While they’re camouflaging the quad, Mike reminds his son that “Nothing in nature has straight edges”; wanna guess what shape his ‘body armor’ is? Yup, a square. And besides, a single two-foot square of armor mounted dead-center just looks pretty ineffective. Couldn’t they have welded some sheet steel between the wheels, to shield the driver’s legs from the sides? Or some angled pieces above the front wheels, to shield the driver’s arms and body?
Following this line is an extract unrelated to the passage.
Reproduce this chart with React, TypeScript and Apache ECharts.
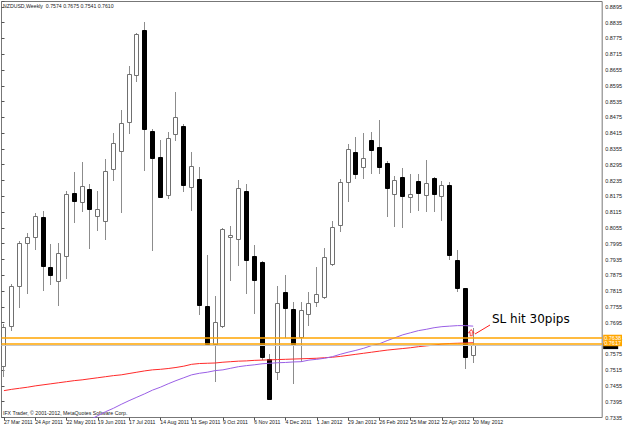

Unless the operator is protected from multiple directions, you don’t have much business calling it a “mini tank”. I dunno, I’m just not a fan of people getting all puffed up when they only do a project half-assed.

Oh, and I guess it’s now required that preppers give their overkill vehicles a macho, tactical-posturing name.

© NatGeo/Sharp Entertainment

behold, ‘the Interceptor’…*yawn*.

Mike shows his father-worshipping son how to make caltrops out of sheet steel, and then they burn some more petrol to test them out on a car. Yeah…I’m pretty sure they didn’t really work.
And we wrap up with even more chasing of trucks with four-wheelers. Except this time, they can train a rifle on the truck and make them stop and hand over their precious checkered flag.

Man, car culture (and its devotees) just leaves me completely uninspired. Blech.